Once the bank balance recovers - yes.

i already have my eye on 1.0 but need to gain some good grace with the wife before i approach the subject.



ian14 said:


> I do like this species.
> 2.0 next?


----------



## Central Scotland Reptiles (Nov 23, 2008)




----------



## LiasisUK (Sep 30, 2019)

Central Scotland Reptiles said:


> Once the bank balance recovers - yes.
> 
> i already have my eye on 1.0 but need to gain some good grace with the wife before i approach the subject.
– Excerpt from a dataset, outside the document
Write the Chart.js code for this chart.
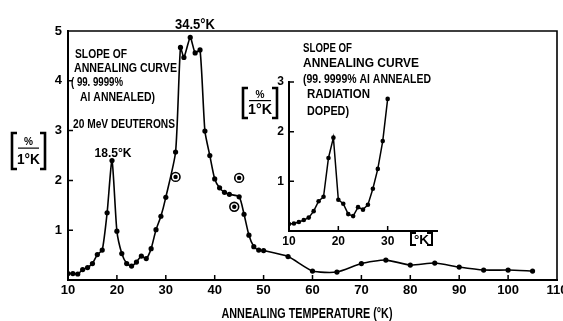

Just tell her when you have both genders you can breed them and then they will pay for themselves haha. 

Though have you double checked the 0.2? Always worth doing so, I've definitely been caught out before, but not always in a bad way!


----------



## Central Scotland Reptiles (Nov 23, 2008)

Put a deposit down on a male Rough Scaled Python - once established (he is a 2022 animal) he will be joining my two females.

Would like to add another male as I do prefer to have groups of at least 2.2 of each species.


----------



## R Wall (4 mo ago)

Central Scotland Reptiles said:


> View attachment 367022


Bloomin beautiful. What a gorgeous animal. Congrats.


----------



## rickpellen (Nov 21, 2008)

Great species. 👍


----------



## Central Scotland Reptiles (Nov 23, 2008)

They were meant to be fussy feedersbut they have each had 8 rat pups with me since I got them.


----------